Guest post: An Open Letter to Alistair Darling and Lord Drayson: Put £100,000 into 10,000 startups

This is a Guest Post by Robin Klein, Partner in The Accelerator Group (TAG), an early stage seed funder of tech startups in the UK and across the rest of Europe. If there is anyone who knows about early stage tech startup funding in Europe, it’s Klein. It chimes in with my post last year that the UK government should make sure any stimulus funds are channeled to into many more startups than proposed, instead of into a lucky few.

Alistair Darling, Lord Drayson – an Open Letter

Dear Lord Drayson,

Put £100,000 into 10,000 startups – not £10m into 100!

There has been a lot of chatter about the Government’s apparent initiative to make £1bn available for innovative early-stage companies.

Apparently, Lord Drayson, the Minister of Science and Innovation in the Department for Universities and Skills is driving this. The BVCA is keen to promote the idea through its influential contacts that this money should be channeled via the large established VC funds.

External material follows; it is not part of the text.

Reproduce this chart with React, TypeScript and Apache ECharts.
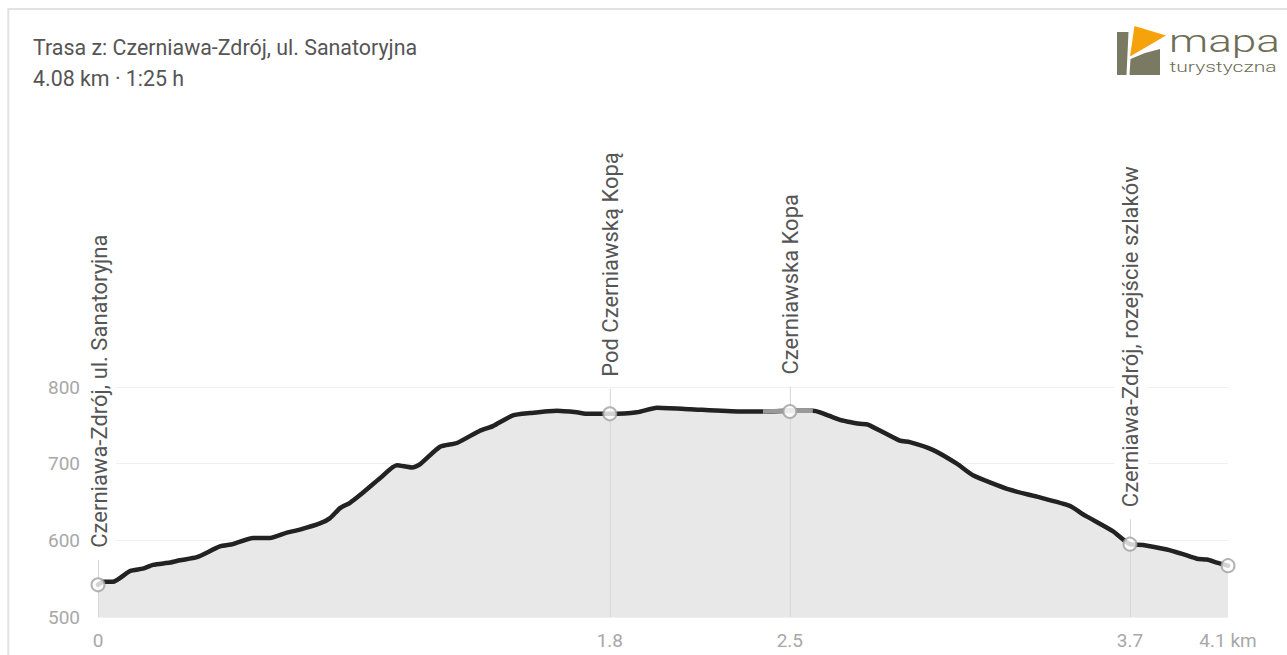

From where we sit, putting lots more money into the large funds achieves the exact opposite of what I understand the desired the objectives to be.

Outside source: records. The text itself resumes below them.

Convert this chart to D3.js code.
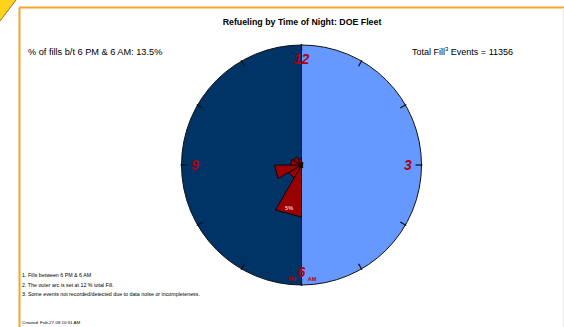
<!DOCTYPE html>
<html>
<head>
<meta charset="utf-8">
<script src="https://cdn.jsdelivr.net/npm/d3@7"></script>
<style>
html,body{margin:0;padding:0;background:#fff;}
svg{display:block;font-family:"Liberation Sans",Arial,sans-serif;}
</style>
</head>
<body>
<svg id="chart" width="564" height="327"></svg>
<script>
// ---- data ----
const hourLabels = ["6 PM","7 PM","8 PM","9 PM","10 PM","11 PM","12 AM","1 AM","2 AM","3 AM","4 AM","5 AM"];
const fillPct = [5.2, 1.5, 2.7, 1.1, 0.95, 0.65, 0.3, 0.2, 0.12, 0.12, 0.15, 0.3];
const clockNumbers = ["12","3","6","9"];
const clockHours = [12, 3, 6, 9];
const tickHours = [1,2,3,4,5,6,7,8,9,10,11,12];
const outerPct = 12;
const title = "Refueling by Time of Night: DOE Fleet";
const leftNote = "% of fills b/t 6 PM & 6 AM: 13.5%";
const totalEvents = 11356;
const notes = ["1. Fills between 6 PM & 6 AM",
  "2. The outer arc is set at 12 % total Fill.",
  "3. Some events not recorded/detected due to data noise or incompleteness."];
const created = "Created: Feb-27-08 10:51 AM";
const wedgeLabel = "5%";

// ---- layout ----
const svg = d3.select("#chart");
const cx = 301.5, cy = 165, R = 120;
const rScale = d3.scaleLinear().domain([0, outerPct]).range([0, R]);
const angScale = d3.scaleLinear().domain([0, 12]).range([0, 2*Math.PI]); // clock hours -> radians clockwise from top
const pt = (h, r) => [cx + r*Math.sin(angScale(h)), cy - r*Math.cos(angScale(h))];

// orange frame + dog ear
svg.append("line").attr("x1",19.5).attr("y1",8).attr("x2",19.5).attr("y2",327).attr("stroke","#f7a52a").attr("stroke-width",2);
svg.append("line").attr("x1",19).attr("y1",7.5).attr("x2",564).attr("y2",7.5).attr("stroke","#f7a52a").attr("stroke-width",2);
svg.append("line").attr("x1",563.5).attr("y1",8).attr("x2",563.5).attr("y2",327).attr("stroke","#e8e8e8").attr("stroke-width",1);
svg.append("path").attr("d","M0,0L16,0L0,21Z").attr("fill","#ffd21c");
svg.append("line").attr("x1",16).attr("y1",0).attr("x2",0).attr("y2",21).attr("stroke","#6b5a20").attr("stroke-width",0.8);

// clock halves
const g = svg.append("g").attr("transform",`translate(${cx},${cy})`);
const arc = d3.arc().innerRadius(0).outerRadius(R);
g.append("path").attr("d", arc({startAngle: angScale(0), endAngle: angScale(6)})).attr("fill","#6699ff");
g.append("path").attr("d", arc({startAngle: angScale(6), endAngle: angScale(12)})).attr("fill","#003366");
g.append("circle").attr("r",R).attr("fill","none").attr("stroke","#111").attr("stroke-width",1);
svg.append("line").attr("x1",cx).attr("y1",cy-R).attr("x2",cx).attr("y2",cy+R).attr("stroke","#0a1a30").attr("stroke-width",1);

// ticks
svg.append("g").selectAll("line").data(tickHours).join("line")
  .attr("x1",d=>pt(d,R-6)[0]).attr("y1",d=>pt(d,R-6)[1])
  .attr("x2",d=>pt(d,R+1)[0]).attr("y2",d=>pt(d,R+1)[1])
  .attr("stroke","#111").attr("stroke-width",1.3);

// wedges (6 PM at clock hour 6, going clockwise)
const line = d3.line();
svg.append("g").selectAll("path").data(fillPct).join("path")
  .attr("d",(d,i)=>{
    const h0 = 6 + i, h1 = 7 + i, r = rScale(d);
    return line([[cx,cy], pt(h0,r), pt(h1,r)]) + "Z";
  })
  .attr("fill","#990000").attr("stroke","#000").attr("stroke-width",0.8).attr("stroke-linejoin","miter");

// wedge label
{
  const p = pt(6.5, rScale(fillPct[0]) * 0.85);
  svg.append("text").attr("x",p[0]-1).attr("y",p[1]+2).attr("text-anchor","middle")
    .attr("font-size",5.5).attr("font-weight","bold").attr("fill","#f4c6c6").text(wedgeLabel);
}

// clock numbers
svg.append("g").selectAll("text").data(clockNumbers).join("text")
  .attr("x",(d,i)=>pt(clockHours[i],106.5)[0])
  .attr("y",(d,i)=>pt(clockHours[i],106.5)[1])
  .attr("dy","0.36em").attr("text-anchor","middle")
  .attr("font-size",14).attr("font-weight","bold").attr("font-style","italic")
  .attr("fill","#b00010").text(d=>d);
svg.append("text").attr("x",292).attr("y",281).attr("text-anchor","middle").attr("font-size",5.5).attr("font-weight","bold").attr("fill","#b00010").text("PM");
svg.append("text").attr("x",312).attr("y",281).attr("text-anchor","middle").attr("font-size",5.5).attr("font-weight","bold").attr("fill","#b00010").text("AM");

// texts
svg.append("text").attr("x",302).attr("y",25).attr("text-anchor","middle").attr("font-size",8.8).attr("font-weight","bold").attr("fill","#000").text(title);
svg.append("text").attr("x",28).attr("y",55).attr("font-size",9.2).attr("fill","#000").text(leftNote);
const t = svg.append("text").attr("x",412).attr("y",55).attr("font-size",9).attr("fill","#000");
t.append("tspan").text("Total Fill");
t.append("tspan").attr("dy",-4).attr("font-size",6).text("3");
t.append("tspan").attr("dy",4).text(" Events = " + totalEvents);

svg.append("g").selectAll("text").data(notes).join("text")
  .attr("x",22).attr("y",(d,i)=>[276.5,286.5,296][i])
  .attr("font-size",5.3).attr("fill","#000").text(d=>d);
svg.append("text").attr("x",22).attr("y",323.5).attr("font-size",4.4).attr("fill","#000").text(created);
</script>
</body>
</html>
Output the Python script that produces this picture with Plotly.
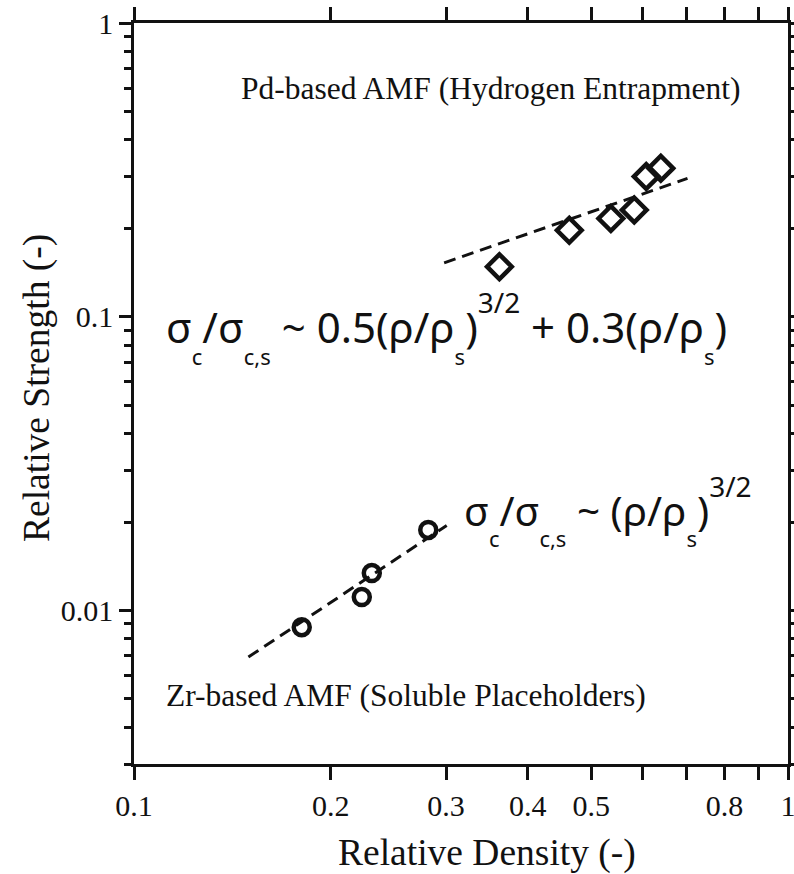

What is urgently needed in the UK – in order to promote entrepreneurship and encourage innovation – is funding at the very earliest stages.

One of the major drivers for Silicon Valley’s success has been the readily available, quickly raised seed capital. Its not uncommon, even in today’s funding climate to find start-ups funded with $500K in a matter of weeks by angel syndicates led by an agile tech VC.

There is more than enough capital available once companies have proven their technologies, validated the market need and have real momentum. This capital is NOT venture, it is development or growth capital.

The so-called funding gap has never been adequately filled and the growth in size of the leading funds has forced them to move up the food chain and to back relatively fewer pure start-ups.

We have all been wringing our hands at this gap for many years and in the current environment the gap is noticeably widening.

Seed funds are extremely difficult to make work effectively on the classic 2/20 model since it is important that seed funds invest in a large and diverse portfolio (in order to find the winners) while at the same time need to provide a lot of hand-holding to these companies (implying a larger organisation – more partners).

The BVCA’s position is interesting in that it looks at the whole issue from the ‘industry’s perspective’ – you can’t blame them for that – its their job. It’s certainly not being looked at from the entrepreneurs perspective!

We at TAG have had terrific support from some of the large tech VCs but their ability to do many seed fundings is very limited. We need healthy and growing seed capital partners to join us in our quest to find and nurture the next world beaters.

One of the most important and effective vehicles for promoting entrepreneurship in the tech arena in recent years has been Seedcamp [Interest declared: TAG has been an investor in companies promoted by Seedcamp – Editor] – the flood of applicants and the rising quality of these applicants attest to the strength of innovation emanating from Europe.

They are deserving of far greater financial backing.

Robin Klein

Partner, The Accelerator Group (TAG)

PS: TAG is an early stage technology investor with 43 investments currently in its portfolio. We invest actively mainly in the UK but also across Europe and in the US.